*Dataset records*

□ □ □ □

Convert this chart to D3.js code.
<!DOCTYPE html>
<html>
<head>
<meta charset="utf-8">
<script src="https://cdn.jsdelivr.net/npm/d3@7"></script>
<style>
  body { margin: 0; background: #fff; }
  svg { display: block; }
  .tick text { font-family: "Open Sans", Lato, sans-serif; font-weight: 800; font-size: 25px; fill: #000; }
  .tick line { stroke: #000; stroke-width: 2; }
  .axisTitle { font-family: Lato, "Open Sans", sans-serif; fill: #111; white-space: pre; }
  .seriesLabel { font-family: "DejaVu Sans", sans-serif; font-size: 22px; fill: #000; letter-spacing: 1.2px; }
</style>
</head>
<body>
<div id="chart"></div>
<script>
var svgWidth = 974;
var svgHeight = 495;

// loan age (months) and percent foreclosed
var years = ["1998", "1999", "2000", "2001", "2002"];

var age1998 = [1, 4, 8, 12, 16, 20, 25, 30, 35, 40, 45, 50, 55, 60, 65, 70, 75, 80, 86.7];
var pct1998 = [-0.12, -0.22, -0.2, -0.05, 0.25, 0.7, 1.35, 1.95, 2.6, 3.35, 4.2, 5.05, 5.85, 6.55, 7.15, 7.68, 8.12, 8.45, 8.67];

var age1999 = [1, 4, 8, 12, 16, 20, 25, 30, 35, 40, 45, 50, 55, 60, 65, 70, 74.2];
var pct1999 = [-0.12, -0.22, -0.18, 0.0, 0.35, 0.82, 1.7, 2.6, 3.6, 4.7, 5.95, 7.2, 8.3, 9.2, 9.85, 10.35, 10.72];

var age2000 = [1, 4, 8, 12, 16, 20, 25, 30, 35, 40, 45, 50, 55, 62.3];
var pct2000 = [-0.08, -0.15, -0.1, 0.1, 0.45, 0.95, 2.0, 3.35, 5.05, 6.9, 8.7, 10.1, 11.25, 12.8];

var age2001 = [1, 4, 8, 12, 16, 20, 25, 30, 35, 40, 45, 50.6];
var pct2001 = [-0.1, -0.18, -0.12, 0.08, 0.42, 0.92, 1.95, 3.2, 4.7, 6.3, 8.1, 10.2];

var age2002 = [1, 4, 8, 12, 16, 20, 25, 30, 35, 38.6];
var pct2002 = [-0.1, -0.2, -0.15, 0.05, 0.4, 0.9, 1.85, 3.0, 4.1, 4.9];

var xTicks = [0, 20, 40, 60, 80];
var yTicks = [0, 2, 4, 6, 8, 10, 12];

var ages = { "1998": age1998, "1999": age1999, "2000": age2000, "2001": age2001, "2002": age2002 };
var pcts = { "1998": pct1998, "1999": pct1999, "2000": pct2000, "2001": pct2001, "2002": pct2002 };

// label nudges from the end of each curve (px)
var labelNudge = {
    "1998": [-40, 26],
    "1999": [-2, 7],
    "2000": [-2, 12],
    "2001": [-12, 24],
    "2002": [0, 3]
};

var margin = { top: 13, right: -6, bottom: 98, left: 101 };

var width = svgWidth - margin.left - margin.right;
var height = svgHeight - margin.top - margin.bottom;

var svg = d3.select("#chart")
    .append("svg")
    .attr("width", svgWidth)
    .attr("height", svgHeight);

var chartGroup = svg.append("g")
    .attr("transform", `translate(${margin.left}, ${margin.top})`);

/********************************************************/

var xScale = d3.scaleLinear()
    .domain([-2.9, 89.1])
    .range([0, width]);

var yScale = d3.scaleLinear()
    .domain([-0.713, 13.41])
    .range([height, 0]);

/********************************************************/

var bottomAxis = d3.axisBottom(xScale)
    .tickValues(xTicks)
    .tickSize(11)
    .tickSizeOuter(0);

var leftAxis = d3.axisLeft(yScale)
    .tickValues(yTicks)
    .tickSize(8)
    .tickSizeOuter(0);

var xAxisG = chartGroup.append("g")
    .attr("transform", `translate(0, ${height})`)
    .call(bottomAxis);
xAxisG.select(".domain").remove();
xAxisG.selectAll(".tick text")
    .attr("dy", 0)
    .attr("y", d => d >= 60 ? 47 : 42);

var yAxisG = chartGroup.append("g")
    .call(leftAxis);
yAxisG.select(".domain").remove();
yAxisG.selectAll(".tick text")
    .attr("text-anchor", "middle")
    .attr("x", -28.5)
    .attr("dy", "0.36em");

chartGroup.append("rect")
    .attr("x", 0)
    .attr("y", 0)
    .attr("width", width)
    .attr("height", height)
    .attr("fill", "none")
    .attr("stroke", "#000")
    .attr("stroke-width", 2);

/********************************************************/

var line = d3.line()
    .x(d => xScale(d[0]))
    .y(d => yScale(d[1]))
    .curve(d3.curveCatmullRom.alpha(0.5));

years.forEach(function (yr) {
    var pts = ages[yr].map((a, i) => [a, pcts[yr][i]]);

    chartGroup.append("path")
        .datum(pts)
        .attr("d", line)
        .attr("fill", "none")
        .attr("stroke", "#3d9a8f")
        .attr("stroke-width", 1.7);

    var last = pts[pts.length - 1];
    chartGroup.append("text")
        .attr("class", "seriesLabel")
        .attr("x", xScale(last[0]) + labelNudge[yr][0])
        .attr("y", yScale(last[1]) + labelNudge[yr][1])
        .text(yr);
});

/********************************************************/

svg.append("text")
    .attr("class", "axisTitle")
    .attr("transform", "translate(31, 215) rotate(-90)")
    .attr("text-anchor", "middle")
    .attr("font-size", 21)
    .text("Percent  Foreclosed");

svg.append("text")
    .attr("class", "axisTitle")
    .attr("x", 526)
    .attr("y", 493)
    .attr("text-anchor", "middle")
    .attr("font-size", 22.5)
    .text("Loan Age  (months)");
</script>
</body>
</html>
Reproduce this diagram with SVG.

□ □ □ □

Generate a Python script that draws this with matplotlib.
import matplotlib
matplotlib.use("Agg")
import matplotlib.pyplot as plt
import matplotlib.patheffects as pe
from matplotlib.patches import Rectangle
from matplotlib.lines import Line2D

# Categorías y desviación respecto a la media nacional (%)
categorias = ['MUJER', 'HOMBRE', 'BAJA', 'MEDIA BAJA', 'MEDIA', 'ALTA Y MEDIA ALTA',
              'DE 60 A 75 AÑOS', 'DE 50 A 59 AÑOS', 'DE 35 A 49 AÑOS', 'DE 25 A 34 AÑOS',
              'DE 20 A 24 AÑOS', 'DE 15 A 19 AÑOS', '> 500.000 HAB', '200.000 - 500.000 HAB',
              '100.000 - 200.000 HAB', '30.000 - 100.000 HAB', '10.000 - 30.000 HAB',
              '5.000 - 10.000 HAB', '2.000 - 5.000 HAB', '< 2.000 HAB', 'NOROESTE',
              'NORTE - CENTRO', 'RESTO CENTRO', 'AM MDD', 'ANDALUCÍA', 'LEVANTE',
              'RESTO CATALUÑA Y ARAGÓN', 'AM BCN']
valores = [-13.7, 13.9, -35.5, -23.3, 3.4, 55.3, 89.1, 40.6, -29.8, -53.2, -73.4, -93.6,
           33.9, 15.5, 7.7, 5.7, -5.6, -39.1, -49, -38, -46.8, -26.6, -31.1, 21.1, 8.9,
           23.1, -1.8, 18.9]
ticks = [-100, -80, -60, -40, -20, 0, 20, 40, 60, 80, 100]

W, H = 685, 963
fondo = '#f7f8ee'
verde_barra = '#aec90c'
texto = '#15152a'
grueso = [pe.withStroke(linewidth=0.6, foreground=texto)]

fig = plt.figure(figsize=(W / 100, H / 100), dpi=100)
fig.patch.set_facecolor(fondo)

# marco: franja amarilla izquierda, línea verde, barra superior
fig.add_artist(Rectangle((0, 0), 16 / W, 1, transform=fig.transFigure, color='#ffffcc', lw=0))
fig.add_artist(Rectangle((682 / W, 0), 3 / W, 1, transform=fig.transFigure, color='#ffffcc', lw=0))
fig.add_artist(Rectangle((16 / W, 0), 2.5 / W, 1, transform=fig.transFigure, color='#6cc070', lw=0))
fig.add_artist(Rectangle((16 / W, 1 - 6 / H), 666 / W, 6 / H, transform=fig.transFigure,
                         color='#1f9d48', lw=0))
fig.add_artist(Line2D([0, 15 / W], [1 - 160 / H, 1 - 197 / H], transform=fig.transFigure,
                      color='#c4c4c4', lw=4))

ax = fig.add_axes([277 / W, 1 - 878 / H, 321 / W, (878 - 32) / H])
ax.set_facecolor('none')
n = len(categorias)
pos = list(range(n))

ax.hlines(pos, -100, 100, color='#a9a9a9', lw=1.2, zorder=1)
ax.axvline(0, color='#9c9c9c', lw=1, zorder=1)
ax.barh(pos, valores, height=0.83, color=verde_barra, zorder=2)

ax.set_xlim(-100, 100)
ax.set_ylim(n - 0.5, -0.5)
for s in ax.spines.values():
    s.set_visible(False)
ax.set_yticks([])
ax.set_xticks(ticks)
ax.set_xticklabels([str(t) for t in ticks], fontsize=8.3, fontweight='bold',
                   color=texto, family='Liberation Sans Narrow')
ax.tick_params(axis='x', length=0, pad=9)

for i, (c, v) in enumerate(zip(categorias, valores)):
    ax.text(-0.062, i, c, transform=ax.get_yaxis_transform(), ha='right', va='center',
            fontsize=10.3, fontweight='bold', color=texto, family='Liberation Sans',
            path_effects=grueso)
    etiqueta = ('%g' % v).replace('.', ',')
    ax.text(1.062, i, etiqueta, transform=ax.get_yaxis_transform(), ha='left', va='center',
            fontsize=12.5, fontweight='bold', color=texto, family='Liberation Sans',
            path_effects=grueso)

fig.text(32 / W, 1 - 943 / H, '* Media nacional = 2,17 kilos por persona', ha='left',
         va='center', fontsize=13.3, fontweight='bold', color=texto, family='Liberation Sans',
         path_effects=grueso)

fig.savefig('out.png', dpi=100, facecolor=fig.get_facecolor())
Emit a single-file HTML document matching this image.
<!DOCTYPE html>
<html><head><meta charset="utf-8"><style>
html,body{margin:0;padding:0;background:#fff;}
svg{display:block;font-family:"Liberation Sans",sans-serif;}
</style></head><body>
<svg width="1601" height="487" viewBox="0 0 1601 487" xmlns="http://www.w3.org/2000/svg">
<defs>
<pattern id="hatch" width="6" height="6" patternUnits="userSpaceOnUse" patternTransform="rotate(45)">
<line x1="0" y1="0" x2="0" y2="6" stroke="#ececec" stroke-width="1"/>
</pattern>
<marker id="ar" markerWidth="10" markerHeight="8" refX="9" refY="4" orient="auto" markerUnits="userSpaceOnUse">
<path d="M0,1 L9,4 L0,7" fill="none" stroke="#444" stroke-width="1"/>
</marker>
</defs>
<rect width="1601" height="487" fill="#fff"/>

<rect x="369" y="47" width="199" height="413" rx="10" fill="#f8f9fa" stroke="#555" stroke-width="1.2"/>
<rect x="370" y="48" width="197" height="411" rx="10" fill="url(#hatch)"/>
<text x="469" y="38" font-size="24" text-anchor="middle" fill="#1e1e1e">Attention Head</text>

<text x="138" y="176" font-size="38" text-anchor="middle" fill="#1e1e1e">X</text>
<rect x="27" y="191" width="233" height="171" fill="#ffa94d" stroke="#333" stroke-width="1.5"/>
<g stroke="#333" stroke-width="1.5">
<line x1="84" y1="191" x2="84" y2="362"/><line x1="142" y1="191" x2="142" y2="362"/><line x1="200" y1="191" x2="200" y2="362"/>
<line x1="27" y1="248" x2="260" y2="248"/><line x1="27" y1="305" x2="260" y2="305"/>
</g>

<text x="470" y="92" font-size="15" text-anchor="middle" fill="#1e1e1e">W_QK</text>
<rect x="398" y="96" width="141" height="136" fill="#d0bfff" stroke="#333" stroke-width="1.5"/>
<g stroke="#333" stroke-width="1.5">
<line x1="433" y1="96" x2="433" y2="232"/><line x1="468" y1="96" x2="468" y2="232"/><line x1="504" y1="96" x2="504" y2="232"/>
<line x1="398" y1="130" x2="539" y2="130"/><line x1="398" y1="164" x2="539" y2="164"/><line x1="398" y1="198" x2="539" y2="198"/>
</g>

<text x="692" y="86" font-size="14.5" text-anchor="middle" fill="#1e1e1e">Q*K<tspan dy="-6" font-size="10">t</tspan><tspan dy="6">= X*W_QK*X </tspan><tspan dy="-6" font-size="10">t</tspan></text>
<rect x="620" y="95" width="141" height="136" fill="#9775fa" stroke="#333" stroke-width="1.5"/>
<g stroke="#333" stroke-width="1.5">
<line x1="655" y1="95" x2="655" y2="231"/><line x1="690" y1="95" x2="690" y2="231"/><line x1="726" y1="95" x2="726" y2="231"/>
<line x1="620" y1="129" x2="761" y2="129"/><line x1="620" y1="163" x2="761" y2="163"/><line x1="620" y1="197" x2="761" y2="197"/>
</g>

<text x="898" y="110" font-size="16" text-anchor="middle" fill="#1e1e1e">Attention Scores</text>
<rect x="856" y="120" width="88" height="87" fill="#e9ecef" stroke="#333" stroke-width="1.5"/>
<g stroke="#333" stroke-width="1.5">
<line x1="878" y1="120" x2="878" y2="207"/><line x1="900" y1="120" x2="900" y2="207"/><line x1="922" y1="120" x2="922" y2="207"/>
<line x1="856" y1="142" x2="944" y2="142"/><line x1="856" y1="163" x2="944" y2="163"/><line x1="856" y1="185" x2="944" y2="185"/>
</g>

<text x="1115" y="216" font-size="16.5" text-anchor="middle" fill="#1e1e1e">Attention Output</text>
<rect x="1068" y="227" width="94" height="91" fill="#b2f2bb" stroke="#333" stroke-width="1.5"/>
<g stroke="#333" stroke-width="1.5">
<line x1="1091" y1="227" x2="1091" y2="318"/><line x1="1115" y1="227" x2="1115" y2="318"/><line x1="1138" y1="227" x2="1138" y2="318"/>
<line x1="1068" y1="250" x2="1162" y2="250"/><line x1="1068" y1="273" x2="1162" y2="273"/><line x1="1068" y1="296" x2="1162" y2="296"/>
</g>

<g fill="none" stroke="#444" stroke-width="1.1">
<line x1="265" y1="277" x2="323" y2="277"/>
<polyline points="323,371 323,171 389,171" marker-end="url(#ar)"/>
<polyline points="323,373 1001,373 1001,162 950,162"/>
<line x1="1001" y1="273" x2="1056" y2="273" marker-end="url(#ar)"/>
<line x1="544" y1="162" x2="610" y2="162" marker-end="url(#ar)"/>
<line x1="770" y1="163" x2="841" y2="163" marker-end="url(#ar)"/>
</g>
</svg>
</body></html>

□ □ □ □

*Exercise*
From the records, copy every line that has the string "matplotlib" in it.

*Exercise solution*
Generate a Python script that draws this with matplotlib.
import matplotlib
matplotlib.use("Agg")
import matplotlib.pyplot as plt
import matplotlib.patheffects as pe
from matplotlib.patches import Rectangle
from matplotlib.lines import Line2D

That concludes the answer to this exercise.